The government’s war time efforts to recruit women had several themes, the main one being patriotism. The campaigns told women that the war would end sooner if more women worked. Women were also warned that if they did not work then a soldier would die, people would call them slackers, and they were equivalent to men who avoided the draft (Rupp 96). Women who took war jobs were praised.

Another propaganda theme was high pay. The government cautioned, though, that wages should not be overemphasized or women might spend too much and cause inflation (Rupp 96).

As a way to lure young women into the factories, advertisers showed women workers as glamorous and even fashionable. They mentioned that women did not care much about their appearance while at work, but that they were still feminine underneath the dirt (Gregory 32). The campaigns equated factory work with housework as a way to alleviate women’s fears about working. Therefore, women already had the skills needed. But the government cautioned that war work should not look too easy or women might not take it seriously. This method reinforced women’s role as homemaker and that her main duty was to her home.

The government’s propaganda also called on husbands to encourage their wives to take jobs. It emphasized that it would not reflect poorly on the husbands and their ability to support their families if their wives worked (Rupp 96). The campaigns told men that they should feel pride when their wives took a job much the same way that they felt pride when their sons enlisted. This campaign was based on the assumption that women did not work because of their husbands’ objections (Rupp 153).
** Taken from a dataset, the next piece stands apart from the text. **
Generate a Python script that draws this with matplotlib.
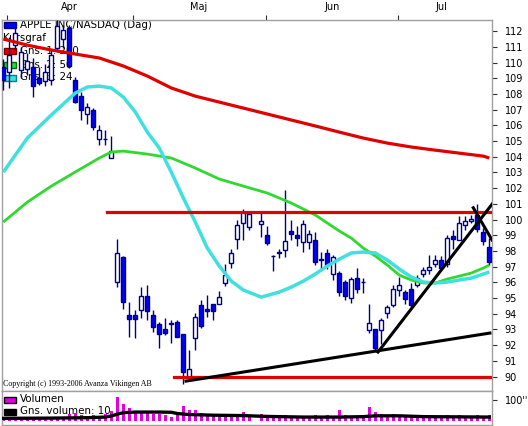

The government focused its propaganda campaigns on white middle-class families whose women were not already working. It did not target the women who were already in the workforce and switched to higher paying jobs without any encouragement. Although there was a lot of diversity among women workers, women of color were absent in advertisements. The stars of the campaign were middle-class domestic housewives with no work experience who would leave when the war was over.

At first, the propaganda campaigns featured the few women who worked in skilled and high-paying jobs, even though they were a small percentage of women workers. Not until there was a labor shortage in 1943 were the unglamorous, underpaid, low-status jobs a part of the propaganda campaigns (Rupp 142).

The propaganda campaigns used during the war never had any intention of bringing about permanent changes in women’s place in society. Rather, the government used them to fill temporary labor shortages with women workers.